DC Universe Online’s launch week sales figures are out. As far as physical units go, DCUO shifted:
- 151 000 PS3 boxes; and
- 45 000 PC boxes.
DCUO apparently did good business on the PC in digital distribution, but I don’t have any good sources for numbers there.
It does make Sony Online Entertainment’s comments that DCUO had “sold out in a lot of stores” interesting because 200k boxes all up isn’t that much in video game terms. One of the advantages of launching so early in January (I’ve covered the disadvantages previously) would have been open water in terms of being the only major new title released. It is a positive for SOE to have sold out of DCUO (at least in North America), but they hardly flooded the market with physical copies either.

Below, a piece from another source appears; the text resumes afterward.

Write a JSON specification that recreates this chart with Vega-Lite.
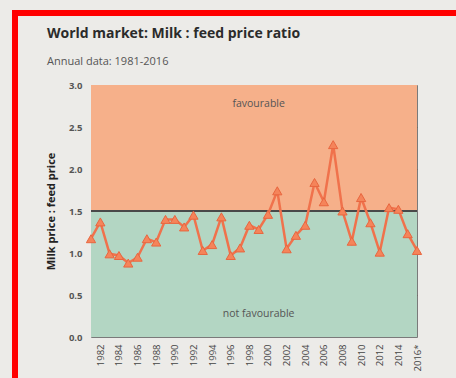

It’s A Marathon, Not A Sprint
All that said, MMOs are long-term investments, so how well it sold in launch week may be unimportant in the longer term if DCUO is able to grow player numbers. Initial word of mouth around DCUO is positive which will help drive those sales up, but again I see player retention as DCUO’s core challenge. (The first content patch is likely to include some content cut late in DCUO’s beta for “tweaking”, where “tweaking” means “we need some content to release 1 month from now”, some basic functionality like the auction house, some power changes that will make players unhappy as they always do and maybe the first glimpse of the DCUO cash shop content.)
We’ll see how DCUO’s sales and servers are next month.
Now, Where’s My Soapbox?
SOE continue the curious path of charging Australian players 33% more for subscription fees than the US$ / AU$ exchange rate would suggest it should be, then announced that Australians would roughly be paying 60% more for Station Cash. 100 Station Cash costs US$1, or 1 SC equals US1c. Australia is being charged AU$1.60 for 100 SC points, despite AU$1 equalling US99c. That’s a pretty big mark-up.
When pressed about this difference, the most action promised by SOE was that they’d put up an Australian price page on the DCUO site while perhaps the higher costs were due to the payment collection agency SOE were using. Every other MMO company I’m aware of manages not to charge 30%-60% more than the exchange rate would suggest is appropriate, so perhaps SOE needs to see who (say) NCsoft uses and make the switch if they want to keep the Australian market on side.
SOE may not care that much about a relatively small market, of course.